On March 3, Joe Slavet, a Republican businessman from Silicon Valley who had been running for Governor of California, announced that he won’t run. He had been considered one of the prominent Republicans running, but the other two Republicans, Chad Bianco and Steve Hilton, were far ahead of him.
On March 3, Rusty Hicks, chair of the California Democratic Party, posted a letter on the party’s website. It asks Democratic candidates for Governor not to file if their chances of winning seem low. And it says if they do file, but their chances seem dim, they should announce no later than April 15 that they are suspending their campaign. In California, candidates who file cannot later remove their names from the ballot.

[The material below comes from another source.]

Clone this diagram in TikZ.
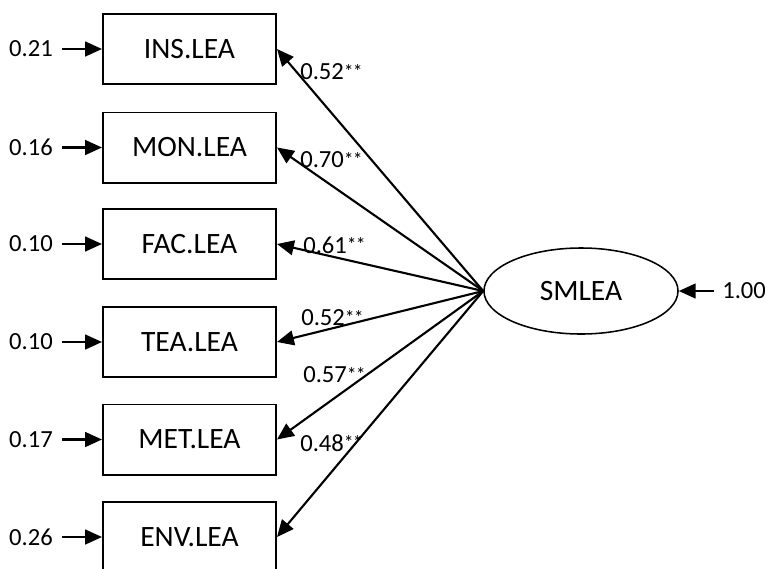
\documentclass[tikz,border=0pt]{standalone}
\usepackage{fontspec}
\setmainfont{Carlito}
\usetikzlibrary{arrows.meta,shapes.geometric}
\newcommand{\sigstar}{{\fontsize{14}{16}\selectfont\raisebox{1pt}{*\kern-0.6pt*}}}
\tikzset{
	obsbox/.style={draw, line width=1.4pt, minimum width=4.325cm, minimum height=1.75cm, inner sep=0pt, font=\fontsize{21}{25}\selectfont},
	latent/.style={draw, ellipse, line width=1.1pt, minimum width=4.85cm, minimum height=2.15cm, inner sep=0pt, font=\fontsize{21}{25}\selectfont},
	errlbl/.style={inner ysep=2pt, inner xsep=6.3pt, font=\fontsize{17.5}{21}\selectfont},
	coef/.style={anchor=west, inner sep=0pt, font=\fontsize{17.5}{21}\selectfont},
	arr/.style={line width=1.5pt, -{Triangle[length=12pt,width=10.5pt]}}
}

\begin{document}
\begin{tikzpicture}[x=0.025cm, y=-0.025cm]
			%%%%% START %%%%%
			\useasboundingbox (0, 0) rectangle (765, 568);
			
			\node[obsbox] (ins) at (189.5, 49) {INS.LEA};
			\node[obsbox] (mon) at (189.5, 147.5) {MON.LEA};
			\node[obsbox] (fac) at (189.5, 244) {FAC.LEA};
			\node[obsbox] (tea) at (189.5, 342) {TEA.LEA};
			\node[obsbox] (met) at (189.5, 439.5) {MET.LEA};
			\node[obsbox] (env) at (189.5, 537) {ENV.LEA};
			
			\node[latent] (smlea) at (581, 291) {SMLEA};
			
			% error terms
			\node[errlbl, anchor=east] (eins) at (62, 49) {0.21};
			\node[errlbl, anchor=east] (emon) at (62, 147.5) {0.16};
			\node[errlbl, anchor=east] (efac) at (62, 244) {0.10};
			\node[errlbl, anchor=east] (etea) at (62, 342) {0.10};
			\node[errlbl, anchor=east] (emet) at (62, 439.5) {0.17};
			\node[errlbl, anchor=east] (eenv) at (62, 537) {0.26};
			\node[errlbl, anchor=west, inner xsep=5.7pt] (esml) at (714, 291) {1.00};
			
			\draw[arr] (eins) -- (ins);
			\draw[arr] (emon) -- (mon);
			\draw[arr] (efac) -- (fac);
			\draw[arr] (etea) -- (tea);
			\draw[arr] (emet) -- (met);
			\draw[arr] (eenv) -- (env);
			\draw[arr] (esml) -- (smlea);
			
			% loadings
			\draw[arr] (smlea.west) -- (ins.east);
			\draw[arr] (smlea.west) -- (mon.east);
			\draw[arr] (smlea.west) -- (fac.east);
			\draw[arr] (smlea.west) -- (tea.east);
			\draw[arr] (smlea.west) -- (met.east);
			\draw[arr] (smlea.west) -- (env.east);
			
			\node[coef] (lins) at (300, 72) {0.52\sigstar};
			\node[coef] (lmon) at (300, 160) {0.70\sigstar};
			\node[coef] (lfac) at (303, 245) {0.61\sigstar};
			\node[coef] (ltea) at (301, 318) {0.52\sigstar};
			\node[coef] (lmet) at (303, 375) {0.57\sigstar};
			\node[coef] (lenv) at (300, 443) {0.48\sigstar};
			
			%%%%% END %%%%%
		\end{tikzpicture}
\end{document}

It is unfortunate that Hicks doesn’t publicly call for adding write-in space to the November ballot. California elections generally allow write-in votes, but in 2012 the legislature passed AB 1413, which removed write-in space from the November ballot for congress and partisan state office.
On February 20, a 9-day trial concluded in Florida Decides Healthcare v Byrd, n.d., 4:25cv-211, the lawsuit over laws passed by the Florida legislature last year making it almost impossible for initiatives to get on the ballot. The trial did not go well for the state. See this story, describing how the judge characterized the state’s evidence about petition fraud as “junk science” and “nonsense.”
Closing briefs are due March 19.
A bill is pending in Oklahoma to add a proposed constitutional amendment to the November 2026 ballot. It would say that every qualified political party is entitled to have a nominee on the general election ballot in all partisan elections. If HJR 1019 passes, and if the initiative for a top-two system has enough valid signatures, then there would be two competing measures on the November 2026 ballot, which would not be compatible with each other. Here is the text of HJR 1019. The bill has a hearing in the House Rules Committee on March 5. The chief sponsor is Representative Eric Roberts ($-Oklahoma City).
Dr. Angelo “Doc” Mancuso, who served in the Alabama legislature as a Democrat 1988-2002, will run for state representative, 7th district, as an independent this year. See this story.
In February 2026, the state Republican Party barred Mancuso from this year’s Republican primary ballot, because he had been a Democrat in the past.
No Democrat is running in the 7th district this year.